Vikings Blast Referendum for Stadium Sales Tax

The Vikings said Tuesday that holding a countywide referendum on a proposed half-cent sales tax hike to help build a new football stadium would delay the project by two years and add at least $110 million to the $1 billion proposal.

The team blasted the referendum proposal in a letter to Richard Sonterre, chairman of the Ramsey County Charter Commission. That little-known panel was set to vote Tuesday night on whether to hold a referendum next year, giving Ramsey County residents the ultimate say in whether their sales taxes should go up to help pay for the proposed NFL stadium in suburban Arden Hills.

“We cannot tell you whether a referendum can pass,” wrote Lester Bagley, the team’s vice president of public affairs and stadium development. He said a countywide vote in November 2012 would push stadium construction into 2013 and inflate the current costs by at least $110 million.

“Neither the taxpayers nor the team can afford such a major delay caused by adding this referendum provision,” Bagley wrote.

The Charter Commission is a 17-member panel appointed by members of the county judiciary to oversee and make changes to the Ramsey County Charter, a sort of county constitution. Before Tuesday night’s decision, the commission held a public hearing in which Ramsey County residents by about 2-to-1 favored a public vote on the proposed sales tax increase.

“People don’t understand this,” said St. Paul resident Kathleen Stack. “Why would we do this when there are so many public needs in the county to address?”

A number of union tradesmen from Ramsey County testified in favor of the project, saying it would mean construction jobs. “It would be a great opportunity for a lot of people,” said Stan Tice of Roseville, a plumber and president of St. Paul Building Trades.

The proposed 0.5 percent sales tax hike in Ramsey County would raise the county’s proposed $350 million share of construction on the $1.1 billion stadium proposal. The state would contribute $300 million through a package of sales taxes on sports memorabilia and other, mostly game-related spending. The team would contribute the rest, an unspecified amount likely to exceed $400 million.

No matter the outcome of the charter commission vote, supporters of the stadium project have been expected to ask the Legislature to override the public vote provision, as they did with Hennepin County and the Minnesota Twins baseball team.

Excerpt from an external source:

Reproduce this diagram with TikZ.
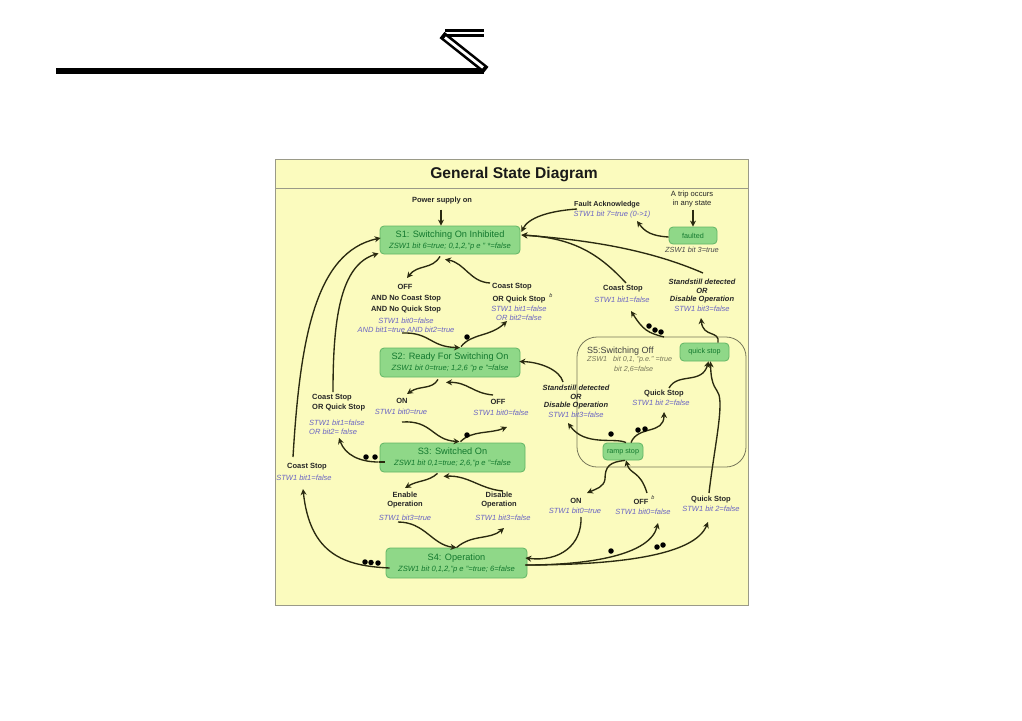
\documentclass[tikz,border=0pt]{standalone}
\usepackage{fontspec}
\setmainfont{Liberation Sans}
\usetikzlibrary{arrows.meta,calc}
\definecolor{panelbg}{HTML}{FBFBBE}
\definecolor{panelln}{HTML}{9A9A88}
\definecolor{stfill}{HTML}{8FD888}
\definecolor{stline}{HTML}{62B565}
\definecolor{stgreen}{HTML}{13782E}
\definecolor{stwblue}{HTML}{6A64C4}
\definecolor{wire}{HTML}{2A2A10}
\definecolor{sfive}{HTML}{77775A}
\tikzset{
  x=1pt,y=-1pt,
  statebox/.style={draw=stline,line width=.8pt,fill=stfill,rounded corners=4pt,inner sep=0pt,align=center,text=stgreen},
  small state/.style={statebox,font=\fontsize{7.2}{8}\selectfont},
  blab/.style={inner sep=0pt,font=\fontsize{7.5}{9}\selectfont\bfseries,text=black!85,align=center},
  blabi/.style={blab,font=\fontsize{7.5}{9}\selectfont\bfseries\itshape},
  stw/.style={inner sep=0pt,font=\fontsize{7.5}{9}\selectfont\itshape,text=stwblue,align=center},
  zsw/.style={inner sep=0pt,font=\fontsize{7.4}{9}\selectfont\itshape,text=black!70,align=center},
  sup/.style={inner sep=0pt,font=\fontsize{5.5}{6}\selectfont\itshape,text=black!80},
  trans/.style={draw=wire,line width=1.35pt,-{Stealth[length=6pt,width=6pt]}},
  plainwire/.style={draw=wire,line width=1.35pt},
  marker/.style={circle,fill=black,inner sep=0pt,minimum size=5.5pt},
}
\newcommand{\sttl}[1]{{\fontsize{9.2}{11}\selectfont #1}}
\newcommand{\ssub}[1]{{\fontsize{7.6}{11}\selectfont\itshape #1}}
\begin{document}
\begin{tikzpicture}
\useasboundingbox (0,0) rectangle (1022,720);
% page glyph
\fill[black] (56,68) rectangle (484,74);
\fill[black] (445,29) rectangle (484,32);
\fill[black] (445,34) rectangle (484,37);
\draw[black,line width=8pt] (442,35) -- (486,70);
\draw[white,line width=2.8pt] (445,37.5) -- (483,67.5);
% panel
\draw[panelln,line width=.8pt,fill=panelbg] (275,159) rectangle (748,605);
\draw[panelln,line width=.6pt] (275,188) -- (748,188);
\node[inner sep=0pt,font=\fontsize{15.6}{18}\selectfont\bfseries,text=black!90] (title) at (514,174) {General State Diagram};
% S5 container
\draw[sfive,line width=.8pt,rounded corners=20pt] (577,337) rectangle (746,467);
% states
\node[statebox,minimum width=140pt,minimum height=28pt] (s1) at (450,240) {\sttl{S1: Switching On Inhibited}\\[-1pt]\ssub{ZSW1 bit 6=true; 0,1,2,"p e " *=false}};
\node[statebox,minimum width=140pt,minimum height=29pt] (s2) at (450,362.5) {\sttl{S2: Ready For Switching On}\\[-1pt]\ssub{ZSW1 bit 0=true; 1,2,6 "p e "=false}};
\node[statebox,minimum width=145pt,minimum height=29pt] (s3) at (452.5,457.5) {\sttl{S3: Switched On}\\[-1pt]\ssub{ZSW1 bit 0,1=true; 2,6,"p e "=false}};
\node[statebox,minimum width=141pt,minimum height=30pt] (s4) at (456.5,563) {\sttl{S4: Operation}\\[-1pt]\ssub{ZSW1 bit 0,1,2,"p e "=true; 6=false}};
\node[small state,minimum width=48pt,minimum height=17pt] (fault) at (693,235.5) {faulted};
\node[small state,minimum width=49pt,minimum height=18pt] (qstop) at (704.5,352) {quick stop};
\node[small state,minimum width=40pt,minimum height=17pt] (rstop) at (623,451.5) {ramp stop};
% S5 texts
\node[inner sep=0pt,anchor=west,font=\fontsize{9}{11}\selectfont,text=black!75] (s5t) at (587,351) {S5:Switching Off};
\node[inner sep=0pt,anchor=west,font=\fontsize{7.2}{9}\selectfont\itshape,text=sfive] (s5a) at (587,360) {ZSW1\ \ \ bit 0,1, "p.e." =true};
\node[inner sep=0pt,anchor=west,font=\fontsize{7.2}{9}\selectfont\itshape,text=sfive] (s5b) at (614,369) {bit 2,6=false};
% labels
\node[blab] (power) at (442,201) {Power supply on};
\node[blab] (off1) at (405,287) {OFF};
\node[blab] (off1a) at (406,298.5) {AND No Coast Stop};
\node[blab] (off1b) at (406,310) {AND No Quick Stop};
\node[stw] (off1c) at (406,321) {STW1 bit0=false};
\node[stw] (off1d) at (406,330) {AND bit1=true AND bit2=true};
\node[blab] (cq1) at (512,287) {Coast Stop};
\node[blab] (cq1a) at (519,300) {OR Quick Stop};
\node[sup] (b1) at (551,296) {b};
\node[stw] (cq1b) at (519,309) {STW1 bit1=false};
\node[stw] (cq1c) at (519,318) {OR bit2=false};
\node[blab] (on2) at (402,401) {ON};
\node[stw] (on2a) at (401,412) {STW1 bit0=true};
\node[blab] (off2) at (498,402) {OFF};
\node[stw] (off2a) at (501,413) {STW1 bit0=false};
\node[blab,anchor=west] (cq3) at (312,398) {Coast Stop};
\node[blab,anchor=west] (cq3a) at (312,408) {OR Quick Stop};
\node[stw,anchor=west] (cq3b) at (309,423) {STW1 bit1=false};
\node[stw,anchor=west] (cq3c) at (309,432) {OR bit2= false};
\node[blab] (cs4) at (307,467) {Coast Stop};
\node[stw] (cs4a) at (304,478) {STW1 bit1=false};
\node[blab] (en) at (405,500.5) {Enable\\Operation};
\node[stw] (ena) at (405,518) {STW1 bit3=true};
\node[blab] (dis) at (499,500.5) {Disable\\Operation};
\node[stw] (disa) at (503,518) {STW1 bit3=false};
\node[blab,font=\fontsize{7.2}{9}\selectfont\bfseries] (ack) at (607,205) {Fault Acknowledge};
\node[stw] (acka) at (612,215) {STW1 bit 7=true (0->1)};
\node[blab,font=\fontsize{7.6}{9}\selectfont] (trip) at (692,199.5) {A trip occurs\\in any state};
\node[zsw] (fz) at (692,250) {ZSW1 bit 3=true};
\node[blab] (cs5) at (623,289) {Coast Stop};
\node[stw] (cs5a) at (622,300) {STW1 bit1=false};
\node[blabi] (ss1) at (702,282) {Standstill detected};
\node[blabi] (ss1a) at (702,291) {OR};
\node[blabi] (ss1b) at (702,300) {Disable Operation};
\node[stw] (ss1c) at (702,309) {STW1 bit3=false};
\node[blab] (qs1) at (664,394) {Quick Stop};
\node[stw] (qs1a) at (661,403) {STW1 bit 2=false};
\node[blabi] (ss2) at (576,388) {Standstill detected};
\node[blabi] (ss2a) at (576,397) {OR};
\node[blabi] (ss2b) at (576,406) {Disable Operation};
\node[stw] (ss2c) at (576,415) {STW1 bit3=false};
\node[blab] (on5) at (576,501) {ON};
\node[stw] (on5a) at (575,511) {STW1 bit0=true};
\node[blab] (off5) at (641,502) {OFF};
\node[sup] (b5) at (653,498) {b};
\node[stw] (off5a) at (643,512) {STW1 bit0=false};
\node[blab] (qs5) at (711,500) {Quick Stop};
\node[stw] (qs5a) at (711,509) {STW1 bit 2=false};
% free ends
\coordinate (e1) at (407,278);
\coordinate (e2) at (490,283);
\coordinate (e3) at (293,457);
\coordinate (e4) at (333,392);
\coordinate (e5) at (402,333);
\coordinate (e6) at (507,321);
\coordinate (e7) at (407,394);
\coordinate (e8) at (493,395);
\coordinate (e9) at (402,422);
\coordinate (e10) at (507,427);
\coordinate (e11) at (339,438);
\coordinate (e12) at (405,488);
\coordinate (e13) at (503,491);
\coordinate (e14) at (398,522);
\coordinate (e15) at (504,528);
\coordinate (e16) at (303,489);
\coordinate (e17) at (577,209);
\coordinate (e18) at (637,221);
\coordinate (e19) at (626,283);
\coordinate (e20) at (703,273);
\coordinate (e21) at (631,311);
\coordinate (e22) at (701,318);
\coordinate (e23) at (563,382);
\coordinate (e24) at (568,423);
\coordinate (e25) at (664,412);
\coordinate (e26) at (669,388);
\coordinate (e27) at (709,493);
\coordinate (e28) at (587,493);
\coordinate (e29) at (647,493);
\coordinate (e30) at (581,517);
\coordinate (e31) at (658,523);
\coordinate (e32) at (708,522);
\coordinate (s5top) at (664,337);
\coordinate (bend1) at (719,395);
\coordinate (bend2) at (605,479);
% connectors
\draw[trans] (power.south) ++(-1,5) -- ($(s1.north)+(-9,0)$);
\draw[trans] (trip.south) ++(1,2) -- (fault.north);
\draw[trans] ($(s1.south)+(-10,2)$) .. controls (432,270) and (418,264) .. (e1);
\draw[trans] (e2) .. controls (470,282) and (465,263) .. ($(s1.south)+(-5,5)$);
\draw[trans] (e3) .. controls (300,340) and (315,252) .. ($(s1.west)+(1,-2)$);
\draw[trans] (e4) .. controls (333,320) and (340,265) .. ($(s1.south west)+(-1,-1)$);
\draw[trans] (e5) .. controls (430,332) and (430,347) .. ($(s2.north)+(10,0)$);
\draw[trans] ($(s2.north)+(11,-1)$) .. controls (472,333) and (490,337) .. (e6);
\draw[trans] ($(s2.south)+(-12,2)$) .. controls (432,390) and (420,385) .. (e7);
\draw[trans] (e8) .. controls (472,393) and (468,382) .. ($(s2.south)+(-4,5)$);
\draw[trans] (e9) .. controls (432,420) and (432,440) .. ($(s3.north)+(7,-1)$);
\draw[trans] ($(s3.north)+(8,-1)$) .. controls (472,430) and (490,434) .. (e10);
\draw[plainwire] ($(s3.west)+(5,4.5)$) -- ($(s3.west)+(-1,4.5)$);
\draw[trans] ($(s3.west)+(-1,4.5)$) .. controls (360,462) and (345,455) .. (e11);
\draw[trans] ($(s3.south)+(-15,1)$) .. controls (428,482) and (418,480) .. (e12);
\draw[trans] (e13) .. controls (480,489) and (468,475) .. ($(s3.south)+(-9,4)$);
\draw[trans] (e14) .. controls (425,522) and (432,545) .. ($(s4.north)+(0,0)$);
\draw[trans] ($(s4.north)+(0,0)$) .. controls (472,534) and (490,540) .. (e15);
\draw[trans] ($(s4.west)+(4,5)$) .. controls (345,566) and (310,555) .. (e16);
\draw[trans] (e17) .. controls (548,211) and (528,218) .. ($(s1.east)+(1,-8)$);
\draw[trans] (fault.west) ++(0,1.5) .. controls (652,236) and (645,232) .. (e18);
\draw[trans] (e19) .. controls (600,255) and (575,238) .. ($(s1.east)+(1,-5)$);
\draw[trans] (e20) .. controls (650,250) and (590,240) .. ($(s1.east)+(1,-5)$);
\draw[trans] (s5top) .. controls (648,333) and (643,330) .. (e21);
\draw[trans] ($(qstop.north)+(13.5,0)$) .. controls (720,330) and (703,338) .. (e22);
\draw[trans] (e23) .. controls (560,370) and (540,362) .. ($(s2.east)+(-1,-1)$);
\draw[trans] ($(rstop.north)+(3,0)$) .. controls (615,437) and (585,447) .. (e24);
\draw[trans] ($(rstop.north)+(8,0)$) .. controls (638,425) and (664,435) .. (e25);
\draw[trans] (e26) .. controls (678,372) and (702,385) .. ($(qstop.south)+(4,0)$);
\draw[trans] (e27) .. controls (714,450) and (723,410) .. (bend1) .. controls (717,388) and (711,388) .. ($(qstop.south)+(6,0)$);
\draw[trans] ($(rstop.south)+(2,0)$) .. controls (610,462) and (605,466) .. (bend2) .. controls (604,487) and (596,489) .. (e28);
\draw[trans] (e29) .. controls (640,470) and (630,475) .. ($(rstop.south)+(3,0)$);
\draw[trans] (e30) .. controls (582,545) and (560,562) .. ($(s4.east)+(-2,-5)$);
\draw[trans] ($(s4.east)+(-2,2)$) .. controls (590,565) and (650,555) .. (e31);
\draw[trans] ($(s4.east)+(-2,2)$) .. controls (620,565) and (695,555) .. (e32);
% marks
\foreach \n/\p in {a/{467,337},b/{467,435},c/{366,457},d/{375,457},e/{365,562},f/{371,562.5},g/{378,563},h/{649,326},i/{655,330},j/{661,332},k/{611,434},l/{638,430},m/{645,429},n/{611,551},o/{657,547},p/{663,545}}
  \node[marker] (dot\n) at (\p) {};
\end{tikzpicture}
\end{document}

But that could get politically tricky, as any charter exemption granted by state lawmakers is likely to face a court challenge. Influential state lawmakers including House Speaker Kurt Zellers and Senate Majority Leader Amy Koch recently came out in favor of a Ramsey County vote on any tax hike.

The Vikings have sought a replacement for the Metrodome for a number of years, calling the 30-year-old venue no longer sufficiently profitable to the team. The team’s lease in that Minneapolis stadium ends after the current season, raising fears for the team’s future in Minnesota as Los Angeles business leaders aggressively pursue a new NFL franchise.

On Wednesday, the Metropolitan Council is set to release a report, requested by Gov. Mark Dayton, on the feasibility of building a stadium on the Arden Hills site, a former Army munitions plant that’s heavily contaminated. While team officials have professed utmost commitment to the Ramsey County proposal, developers and politicians have floated several downtown Minneapolis-area spots that would keep the team at or near the current Metrodome site.

Dayton, a stadium supporter, has suggested he could still call a special session on the stadium this year if a deal comes together. But without broad consensus from all partners, the issue could end up waiting until the next regular session, which convenes at the end of January.